■ Exercise details ■
Beginning with the line that contains "Recreate this image", retype the entries below exactly, ending with the line that contains "ctx.strokeRect(boxL + 0.5, boxT". Leave out any pictures.

■ Given data ■
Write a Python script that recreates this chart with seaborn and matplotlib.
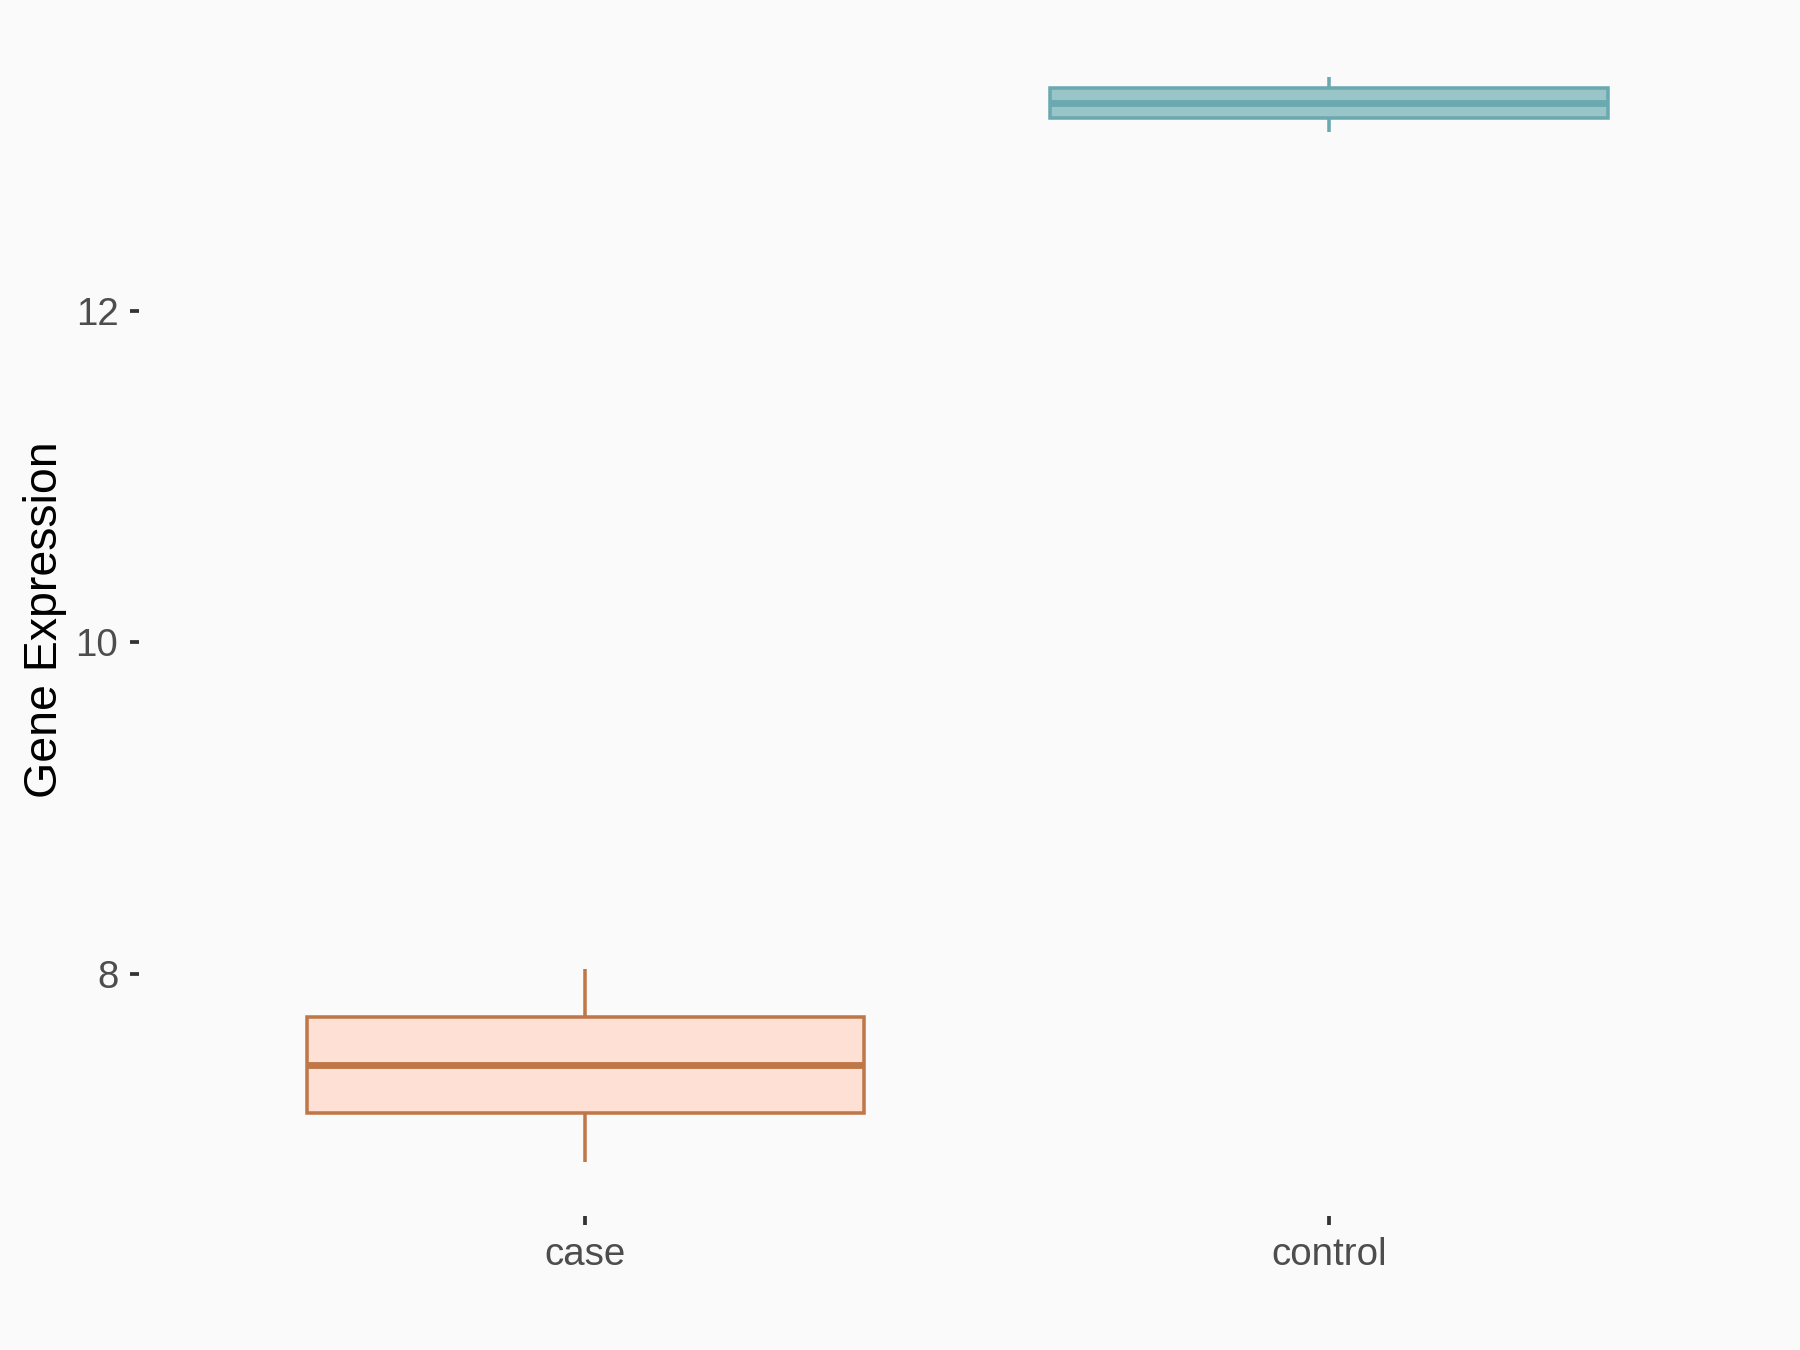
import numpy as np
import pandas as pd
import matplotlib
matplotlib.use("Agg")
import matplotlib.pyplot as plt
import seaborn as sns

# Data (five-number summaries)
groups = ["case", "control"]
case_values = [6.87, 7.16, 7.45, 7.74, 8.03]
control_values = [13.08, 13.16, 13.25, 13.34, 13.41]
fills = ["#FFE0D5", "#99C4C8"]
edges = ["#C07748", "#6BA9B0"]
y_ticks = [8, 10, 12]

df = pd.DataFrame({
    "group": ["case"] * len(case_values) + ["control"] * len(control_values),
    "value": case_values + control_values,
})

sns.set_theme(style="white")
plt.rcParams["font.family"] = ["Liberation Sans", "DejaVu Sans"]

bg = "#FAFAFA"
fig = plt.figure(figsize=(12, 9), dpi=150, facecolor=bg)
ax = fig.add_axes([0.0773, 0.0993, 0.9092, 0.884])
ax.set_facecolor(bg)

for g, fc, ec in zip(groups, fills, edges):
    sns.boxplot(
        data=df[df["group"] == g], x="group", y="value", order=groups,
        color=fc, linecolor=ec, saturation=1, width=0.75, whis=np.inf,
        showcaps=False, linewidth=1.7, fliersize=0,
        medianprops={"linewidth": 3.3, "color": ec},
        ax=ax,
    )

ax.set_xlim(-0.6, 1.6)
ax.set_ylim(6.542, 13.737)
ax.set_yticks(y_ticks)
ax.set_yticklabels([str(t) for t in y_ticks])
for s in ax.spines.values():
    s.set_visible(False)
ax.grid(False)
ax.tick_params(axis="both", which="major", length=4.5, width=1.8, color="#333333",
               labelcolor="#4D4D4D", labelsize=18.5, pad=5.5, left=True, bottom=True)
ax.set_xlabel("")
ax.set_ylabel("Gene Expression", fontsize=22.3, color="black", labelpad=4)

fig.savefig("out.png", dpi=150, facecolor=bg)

--

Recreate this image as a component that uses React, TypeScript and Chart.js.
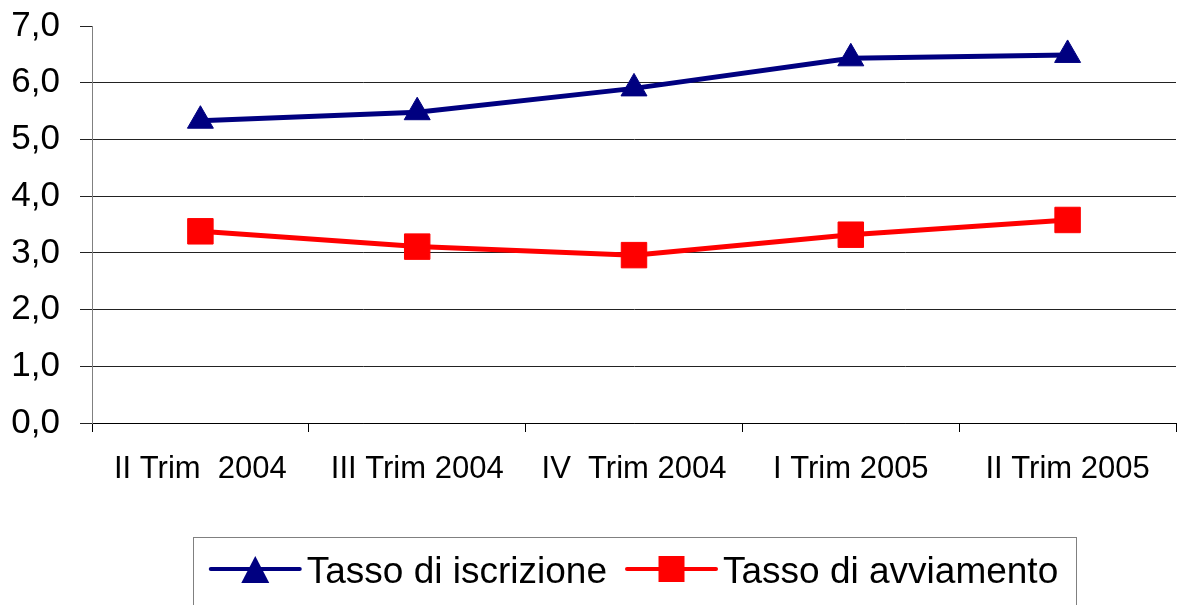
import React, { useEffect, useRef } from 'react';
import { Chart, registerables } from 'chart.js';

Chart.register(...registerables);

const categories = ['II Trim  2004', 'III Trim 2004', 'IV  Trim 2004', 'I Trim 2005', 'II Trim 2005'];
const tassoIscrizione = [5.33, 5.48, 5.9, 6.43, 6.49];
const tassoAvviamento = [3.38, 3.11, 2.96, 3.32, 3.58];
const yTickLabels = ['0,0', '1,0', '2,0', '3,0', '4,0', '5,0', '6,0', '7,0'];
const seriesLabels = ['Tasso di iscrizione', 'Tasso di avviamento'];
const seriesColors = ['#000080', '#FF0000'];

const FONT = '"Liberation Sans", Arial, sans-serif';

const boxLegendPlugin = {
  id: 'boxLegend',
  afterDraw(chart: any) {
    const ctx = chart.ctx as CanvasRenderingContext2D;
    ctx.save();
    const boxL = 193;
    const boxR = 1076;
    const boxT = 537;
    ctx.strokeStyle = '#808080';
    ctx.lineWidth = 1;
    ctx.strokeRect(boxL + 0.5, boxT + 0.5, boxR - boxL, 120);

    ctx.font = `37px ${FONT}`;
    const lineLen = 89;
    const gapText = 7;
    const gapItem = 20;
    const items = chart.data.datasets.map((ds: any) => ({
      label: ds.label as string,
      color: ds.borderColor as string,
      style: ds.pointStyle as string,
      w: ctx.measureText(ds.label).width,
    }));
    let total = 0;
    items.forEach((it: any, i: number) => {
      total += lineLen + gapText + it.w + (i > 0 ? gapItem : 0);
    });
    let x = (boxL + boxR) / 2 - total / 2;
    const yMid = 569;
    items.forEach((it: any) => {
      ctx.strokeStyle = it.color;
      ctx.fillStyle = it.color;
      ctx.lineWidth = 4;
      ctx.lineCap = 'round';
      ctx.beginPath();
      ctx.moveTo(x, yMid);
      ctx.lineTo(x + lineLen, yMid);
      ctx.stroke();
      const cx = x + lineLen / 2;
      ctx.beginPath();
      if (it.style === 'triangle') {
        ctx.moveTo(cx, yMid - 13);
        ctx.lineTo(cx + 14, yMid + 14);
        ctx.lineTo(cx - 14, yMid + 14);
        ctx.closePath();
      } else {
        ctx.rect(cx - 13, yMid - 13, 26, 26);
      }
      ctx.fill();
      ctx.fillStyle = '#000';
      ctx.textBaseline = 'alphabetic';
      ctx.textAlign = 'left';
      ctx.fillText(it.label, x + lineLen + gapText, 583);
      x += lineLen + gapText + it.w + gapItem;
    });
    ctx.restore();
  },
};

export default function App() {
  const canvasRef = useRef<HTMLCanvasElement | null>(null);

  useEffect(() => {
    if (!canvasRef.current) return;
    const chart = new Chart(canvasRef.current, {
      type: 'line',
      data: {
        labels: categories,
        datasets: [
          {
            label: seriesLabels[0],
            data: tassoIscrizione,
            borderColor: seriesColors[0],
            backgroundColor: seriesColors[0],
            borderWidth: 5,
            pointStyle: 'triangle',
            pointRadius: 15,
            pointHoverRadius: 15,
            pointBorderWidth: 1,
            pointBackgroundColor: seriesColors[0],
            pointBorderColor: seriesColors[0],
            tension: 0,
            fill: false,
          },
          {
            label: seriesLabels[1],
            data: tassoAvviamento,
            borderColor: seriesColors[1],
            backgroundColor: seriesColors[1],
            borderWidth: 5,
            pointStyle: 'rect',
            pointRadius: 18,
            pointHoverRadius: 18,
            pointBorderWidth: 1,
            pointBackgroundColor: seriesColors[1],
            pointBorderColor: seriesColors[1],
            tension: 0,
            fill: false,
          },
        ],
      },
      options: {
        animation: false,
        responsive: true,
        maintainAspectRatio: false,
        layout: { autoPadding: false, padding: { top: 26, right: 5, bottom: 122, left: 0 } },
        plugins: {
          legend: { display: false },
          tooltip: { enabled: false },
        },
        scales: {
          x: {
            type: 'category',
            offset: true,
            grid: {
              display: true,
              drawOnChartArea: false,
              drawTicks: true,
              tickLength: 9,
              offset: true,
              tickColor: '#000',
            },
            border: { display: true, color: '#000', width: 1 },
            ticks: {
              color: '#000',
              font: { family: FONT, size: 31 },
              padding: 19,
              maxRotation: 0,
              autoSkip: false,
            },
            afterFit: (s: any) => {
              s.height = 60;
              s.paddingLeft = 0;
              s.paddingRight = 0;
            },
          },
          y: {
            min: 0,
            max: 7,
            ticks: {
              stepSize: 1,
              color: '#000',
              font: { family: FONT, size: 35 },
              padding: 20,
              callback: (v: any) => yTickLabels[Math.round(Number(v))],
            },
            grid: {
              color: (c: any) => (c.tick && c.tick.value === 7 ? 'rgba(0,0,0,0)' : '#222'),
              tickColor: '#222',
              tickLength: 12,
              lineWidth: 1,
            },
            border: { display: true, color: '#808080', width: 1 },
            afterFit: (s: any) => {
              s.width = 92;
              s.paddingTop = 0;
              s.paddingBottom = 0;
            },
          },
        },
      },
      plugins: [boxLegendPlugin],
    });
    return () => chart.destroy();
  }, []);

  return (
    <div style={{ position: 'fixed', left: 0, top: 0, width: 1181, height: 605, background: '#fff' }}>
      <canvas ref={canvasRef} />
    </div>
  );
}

■ Written solution ■
Recreate this image as a component that uses React, TypeScript and Chart.js.
import React, { useEffect, useRef } from 'react';
import { Chart, registerables } from 'chart.js';

Chart.register(...registerables);

const categories = ['II Trim  2004', 'III Trim 2004', 'IV  Trim 2004', 'I Trim 2005', 'II Trim 2005'];
const tassoIscrizione = [5.33, 5.48, 5.9, 6.43, 6.49];
const tassoAvviamento = [3.38, 3.11, 2.96, 3.32, 3.58];
const yTickLabels = ['0,0', '1,0', '2,0', '3,0', '4,0', '5,0', '6,0', '7,0'];
const seriesLabels = ['Tasso di iscrizione', 'Tasso di avviamento'];
const seriesColors = ['#000080', '#FF0000'];

const FONT = '"Liberation Sans", Arial, sans-serif';

const boxLegendPlugin = {
  id: 'boxLegend',
  afterDraw(chart: any) {
    const ctx = chart.ctx as CanvasRenderingContext2D;
    ctx.save();
    const boxL = 193;
    const boxR = 1076;
    const boxT = 537;
    ctx.strokeStyle = '#808080';
    ctx.lineWidth = 1;
    ctx.strokeRect(boxL + 0.5, boxT + 0.5, boxR - boxL, 120);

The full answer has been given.